[Request]
Find each line holding "with" and copy it out.

[Data]
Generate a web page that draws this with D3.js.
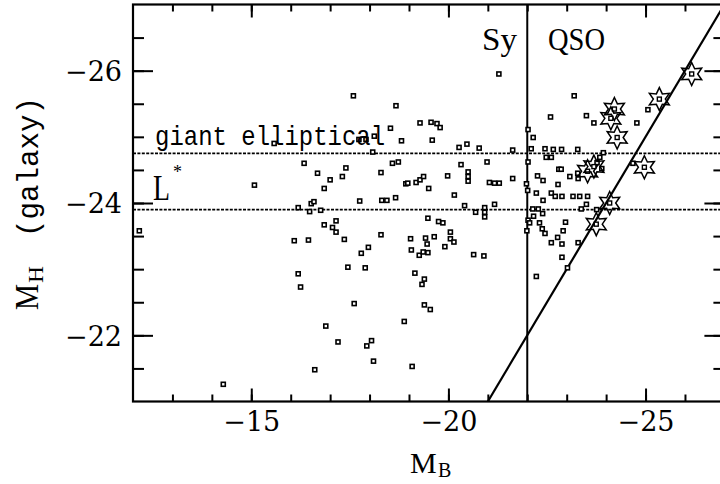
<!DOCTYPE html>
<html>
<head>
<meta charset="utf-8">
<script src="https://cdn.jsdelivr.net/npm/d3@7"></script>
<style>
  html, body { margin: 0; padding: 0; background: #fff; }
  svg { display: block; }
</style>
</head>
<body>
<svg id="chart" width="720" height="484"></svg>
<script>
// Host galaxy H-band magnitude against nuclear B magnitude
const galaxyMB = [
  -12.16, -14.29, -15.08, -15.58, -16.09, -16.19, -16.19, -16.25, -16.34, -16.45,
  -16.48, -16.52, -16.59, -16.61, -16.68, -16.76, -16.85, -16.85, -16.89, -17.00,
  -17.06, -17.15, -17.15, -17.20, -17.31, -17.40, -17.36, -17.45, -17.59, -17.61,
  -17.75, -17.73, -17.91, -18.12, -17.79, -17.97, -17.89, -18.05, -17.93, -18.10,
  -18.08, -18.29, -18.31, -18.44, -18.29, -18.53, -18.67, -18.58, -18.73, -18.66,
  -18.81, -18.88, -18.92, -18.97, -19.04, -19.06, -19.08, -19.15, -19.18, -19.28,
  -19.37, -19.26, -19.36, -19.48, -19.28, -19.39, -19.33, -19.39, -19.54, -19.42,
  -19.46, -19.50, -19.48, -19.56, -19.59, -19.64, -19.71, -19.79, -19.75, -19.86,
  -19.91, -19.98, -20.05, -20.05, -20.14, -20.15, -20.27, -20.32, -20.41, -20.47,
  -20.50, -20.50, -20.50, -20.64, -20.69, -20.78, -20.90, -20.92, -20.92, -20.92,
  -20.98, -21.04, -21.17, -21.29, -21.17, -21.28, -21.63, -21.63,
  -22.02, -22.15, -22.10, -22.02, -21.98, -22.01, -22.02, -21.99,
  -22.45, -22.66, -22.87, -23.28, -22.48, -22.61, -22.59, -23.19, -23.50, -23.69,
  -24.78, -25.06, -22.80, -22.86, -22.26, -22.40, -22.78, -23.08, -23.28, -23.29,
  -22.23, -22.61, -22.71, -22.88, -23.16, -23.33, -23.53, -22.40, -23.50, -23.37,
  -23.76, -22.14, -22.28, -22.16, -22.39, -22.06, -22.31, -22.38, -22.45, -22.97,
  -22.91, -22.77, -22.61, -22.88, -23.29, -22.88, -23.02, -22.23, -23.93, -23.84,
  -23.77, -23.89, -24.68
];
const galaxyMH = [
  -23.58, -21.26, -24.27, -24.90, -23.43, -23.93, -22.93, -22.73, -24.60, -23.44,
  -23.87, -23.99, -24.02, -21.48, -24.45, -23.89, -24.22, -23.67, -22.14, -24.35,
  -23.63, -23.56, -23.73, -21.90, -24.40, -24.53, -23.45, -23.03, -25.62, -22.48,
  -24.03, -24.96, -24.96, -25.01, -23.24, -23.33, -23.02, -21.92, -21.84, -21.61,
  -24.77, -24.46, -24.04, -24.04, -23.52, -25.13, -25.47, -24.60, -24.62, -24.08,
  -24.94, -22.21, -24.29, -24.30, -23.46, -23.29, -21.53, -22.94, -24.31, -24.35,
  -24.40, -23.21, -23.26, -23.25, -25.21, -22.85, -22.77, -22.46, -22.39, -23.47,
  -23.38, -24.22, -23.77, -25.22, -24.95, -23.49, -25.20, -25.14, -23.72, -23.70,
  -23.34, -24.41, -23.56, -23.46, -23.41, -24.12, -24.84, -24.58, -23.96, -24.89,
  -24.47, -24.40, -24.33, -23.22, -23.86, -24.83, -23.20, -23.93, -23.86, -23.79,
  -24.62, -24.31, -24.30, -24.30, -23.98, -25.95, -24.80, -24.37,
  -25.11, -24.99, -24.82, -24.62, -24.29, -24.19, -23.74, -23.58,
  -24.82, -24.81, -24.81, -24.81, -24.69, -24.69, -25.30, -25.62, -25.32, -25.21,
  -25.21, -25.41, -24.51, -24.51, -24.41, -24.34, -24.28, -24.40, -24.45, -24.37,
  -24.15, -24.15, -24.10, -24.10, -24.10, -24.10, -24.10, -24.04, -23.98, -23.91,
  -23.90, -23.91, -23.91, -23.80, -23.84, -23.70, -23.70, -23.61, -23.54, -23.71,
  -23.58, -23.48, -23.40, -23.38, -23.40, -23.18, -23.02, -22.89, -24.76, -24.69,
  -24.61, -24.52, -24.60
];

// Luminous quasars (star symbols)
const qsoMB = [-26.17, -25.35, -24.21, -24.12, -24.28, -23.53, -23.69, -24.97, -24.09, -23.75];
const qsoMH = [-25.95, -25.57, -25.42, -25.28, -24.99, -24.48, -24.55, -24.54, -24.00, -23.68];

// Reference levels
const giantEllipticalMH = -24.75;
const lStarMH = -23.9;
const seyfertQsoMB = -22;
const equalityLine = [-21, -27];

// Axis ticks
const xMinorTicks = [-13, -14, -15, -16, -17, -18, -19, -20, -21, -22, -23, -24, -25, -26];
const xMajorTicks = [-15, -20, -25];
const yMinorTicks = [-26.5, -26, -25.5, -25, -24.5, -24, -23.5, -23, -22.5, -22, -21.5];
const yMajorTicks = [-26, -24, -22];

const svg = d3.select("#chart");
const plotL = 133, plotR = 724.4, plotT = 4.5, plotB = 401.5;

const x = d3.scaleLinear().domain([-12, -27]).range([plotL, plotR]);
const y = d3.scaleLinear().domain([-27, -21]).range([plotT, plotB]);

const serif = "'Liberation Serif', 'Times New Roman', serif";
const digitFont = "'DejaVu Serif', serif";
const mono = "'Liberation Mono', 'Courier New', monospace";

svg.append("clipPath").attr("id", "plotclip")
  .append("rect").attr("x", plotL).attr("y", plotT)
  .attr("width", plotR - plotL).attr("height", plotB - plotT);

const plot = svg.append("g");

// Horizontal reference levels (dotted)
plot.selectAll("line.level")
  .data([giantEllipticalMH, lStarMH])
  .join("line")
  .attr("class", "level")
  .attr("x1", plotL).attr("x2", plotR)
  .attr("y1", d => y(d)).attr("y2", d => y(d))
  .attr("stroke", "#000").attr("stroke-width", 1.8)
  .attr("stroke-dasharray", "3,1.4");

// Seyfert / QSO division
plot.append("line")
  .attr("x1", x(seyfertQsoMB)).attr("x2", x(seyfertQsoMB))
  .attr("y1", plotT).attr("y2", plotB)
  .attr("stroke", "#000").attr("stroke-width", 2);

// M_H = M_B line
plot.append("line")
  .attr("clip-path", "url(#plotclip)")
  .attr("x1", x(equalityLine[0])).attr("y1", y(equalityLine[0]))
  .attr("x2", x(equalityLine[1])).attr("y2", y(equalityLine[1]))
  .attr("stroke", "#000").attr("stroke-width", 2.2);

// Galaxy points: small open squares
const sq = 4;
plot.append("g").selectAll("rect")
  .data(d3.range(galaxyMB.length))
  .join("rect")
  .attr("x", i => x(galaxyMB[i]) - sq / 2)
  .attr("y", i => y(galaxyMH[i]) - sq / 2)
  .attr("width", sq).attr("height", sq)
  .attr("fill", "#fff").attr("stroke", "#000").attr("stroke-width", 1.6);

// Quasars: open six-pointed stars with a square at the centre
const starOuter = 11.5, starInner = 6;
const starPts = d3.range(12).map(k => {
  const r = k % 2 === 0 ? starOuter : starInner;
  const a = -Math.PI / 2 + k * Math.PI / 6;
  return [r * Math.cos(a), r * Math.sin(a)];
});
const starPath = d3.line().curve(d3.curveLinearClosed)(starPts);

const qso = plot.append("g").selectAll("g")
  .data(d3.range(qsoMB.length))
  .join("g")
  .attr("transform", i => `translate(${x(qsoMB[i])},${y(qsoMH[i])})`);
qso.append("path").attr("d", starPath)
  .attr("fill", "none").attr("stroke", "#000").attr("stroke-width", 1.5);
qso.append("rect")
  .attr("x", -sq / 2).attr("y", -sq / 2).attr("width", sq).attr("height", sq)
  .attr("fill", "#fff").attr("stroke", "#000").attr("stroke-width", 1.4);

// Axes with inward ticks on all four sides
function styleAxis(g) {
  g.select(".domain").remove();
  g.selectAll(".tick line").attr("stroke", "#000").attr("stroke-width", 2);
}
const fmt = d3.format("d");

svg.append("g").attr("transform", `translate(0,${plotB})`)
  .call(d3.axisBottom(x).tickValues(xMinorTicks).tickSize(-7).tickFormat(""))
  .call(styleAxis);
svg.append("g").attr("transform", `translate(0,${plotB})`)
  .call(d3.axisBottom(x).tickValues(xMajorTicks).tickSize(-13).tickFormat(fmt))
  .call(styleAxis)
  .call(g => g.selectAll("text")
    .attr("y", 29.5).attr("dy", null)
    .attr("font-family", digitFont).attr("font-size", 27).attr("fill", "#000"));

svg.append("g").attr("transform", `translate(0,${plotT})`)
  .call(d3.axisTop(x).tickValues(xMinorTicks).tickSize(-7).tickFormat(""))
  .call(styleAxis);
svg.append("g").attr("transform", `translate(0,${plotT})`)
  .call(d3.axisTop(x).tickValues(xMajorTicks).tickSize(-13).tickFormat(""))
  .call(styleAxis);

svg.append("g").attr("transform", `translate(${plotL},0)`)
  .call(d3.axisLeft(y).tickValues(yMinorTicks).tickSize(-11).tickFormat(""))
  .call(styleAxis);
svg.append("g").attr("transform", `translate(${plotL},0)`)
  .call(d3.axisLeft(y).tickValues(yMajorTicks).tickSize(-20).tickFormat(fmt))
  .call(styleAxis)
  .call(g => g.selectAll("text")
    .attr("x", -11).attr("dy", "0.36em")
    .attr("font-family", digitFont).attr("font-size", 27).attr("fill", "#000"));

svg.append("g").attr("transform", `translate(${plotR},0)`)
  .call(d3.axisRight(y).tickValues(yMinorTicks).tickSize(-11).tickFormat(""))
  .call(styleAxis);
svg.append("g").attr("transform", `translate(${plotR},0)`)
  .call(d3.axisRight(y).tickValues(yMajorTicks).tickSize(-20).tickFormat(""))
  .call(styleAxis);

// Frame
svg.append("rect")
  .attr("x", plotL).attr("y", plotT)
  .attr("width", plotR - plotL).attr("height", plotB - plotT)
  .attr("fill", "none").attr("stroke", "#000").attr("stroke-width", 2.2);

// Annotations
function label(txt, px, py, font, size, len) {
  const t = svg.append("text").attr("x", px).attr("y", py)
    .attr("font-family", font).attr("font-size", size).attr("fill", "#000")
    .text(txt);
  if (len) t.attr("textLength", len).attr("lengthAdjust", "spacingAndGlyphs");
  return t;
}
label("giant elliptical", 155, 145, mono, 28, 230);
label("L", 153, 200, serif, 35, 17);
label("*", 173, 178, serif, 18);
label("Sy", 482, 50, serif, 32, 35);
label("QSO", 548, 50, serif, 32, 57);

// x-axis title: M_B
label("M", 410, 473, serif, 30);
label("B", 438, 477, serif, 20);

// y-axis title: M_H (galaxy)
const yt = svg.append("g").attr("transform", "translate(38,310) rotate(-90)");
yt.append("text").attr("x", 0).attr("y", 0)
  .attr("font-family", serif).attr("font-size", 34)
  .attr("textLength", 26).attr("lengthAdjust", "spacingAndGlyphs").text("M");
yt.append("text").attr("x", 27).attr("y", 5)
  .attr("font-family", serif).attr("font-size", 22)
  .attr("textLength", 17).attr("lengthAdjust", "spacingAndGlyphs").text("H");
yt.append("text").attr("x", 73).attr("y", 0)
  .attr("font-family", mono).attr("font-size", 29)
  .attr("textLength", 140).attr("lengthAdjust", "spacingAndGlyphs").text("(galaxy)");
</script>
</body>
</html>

[Problem solution]
Generate a web page that draws this with D3.js.
// Quasars: open six-pointed stars with a square at the centre
// Axes with inward ticks on all four sides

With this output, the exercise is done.